I have two clusters: one with three nodes - there is one bucket (with 2 replicas) and the other cluster, with just one node. I have setup XDCR from 3node cluster to 1node cluster. Number of documents in 3k cluster is 1.8m (+ 3.8m replicas), but number of replicated documents to 1node cluster is only 600k - exactly 1/3
of all documents. In web console -> xdcr replication, there is a lot of messages like:
Error replicating vbucket 988. Please see logs for details.
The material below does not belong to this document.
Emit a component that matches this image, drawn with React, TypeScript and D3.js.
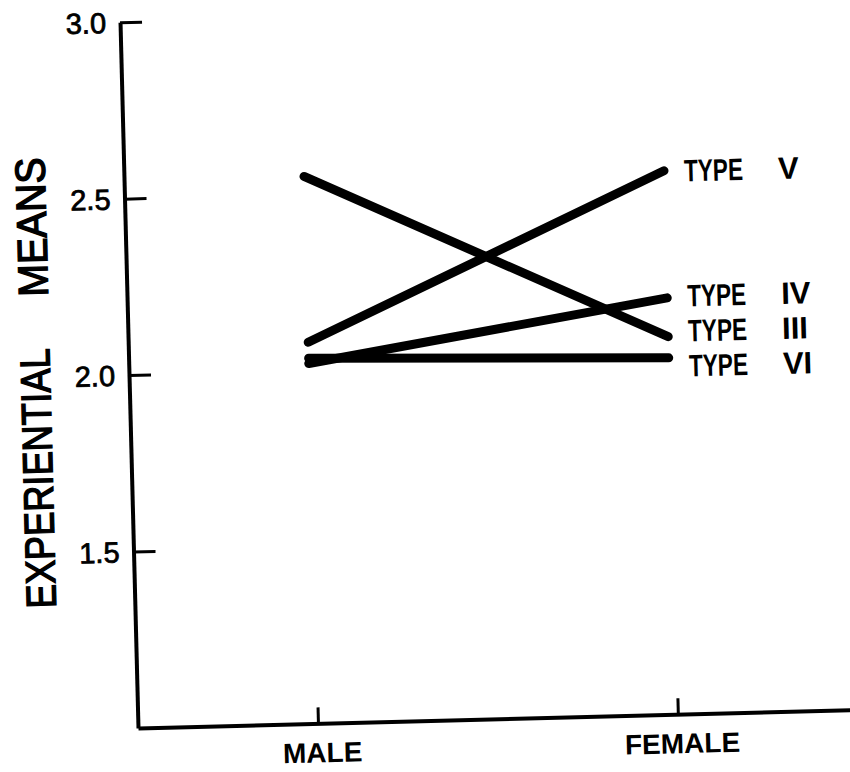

xdcr_error log has two types of issues:
-
out of 25 docs, succ to send 24 docs, fail to send others (by error type, enoent: 1, not-my-vb: 0, einval: 0, timeout: 0 other errors: 0
(this is 2.2.0 issue, which according to Jira is fixed with 2.5.0 - but it should cause single documents, not 66.6% of them, to be missing. This fix is sadly not available for Community Edition), -
WARNING! Database delete purger current sequence is ahead of replicator starting sequence …that means one or more deletion is lost (vb: 62, purger seq: 2051, repl start seq: 0).
I’ve been using XDCR before from 1-node to 1-node cluster (without replicas within datacenters), it was working fine. Problems started when I’ve added 2 nodes to one of the clusters and re-created buckets/xdcr (with num_replicas=2 in 3node cluster).
Any suggestions?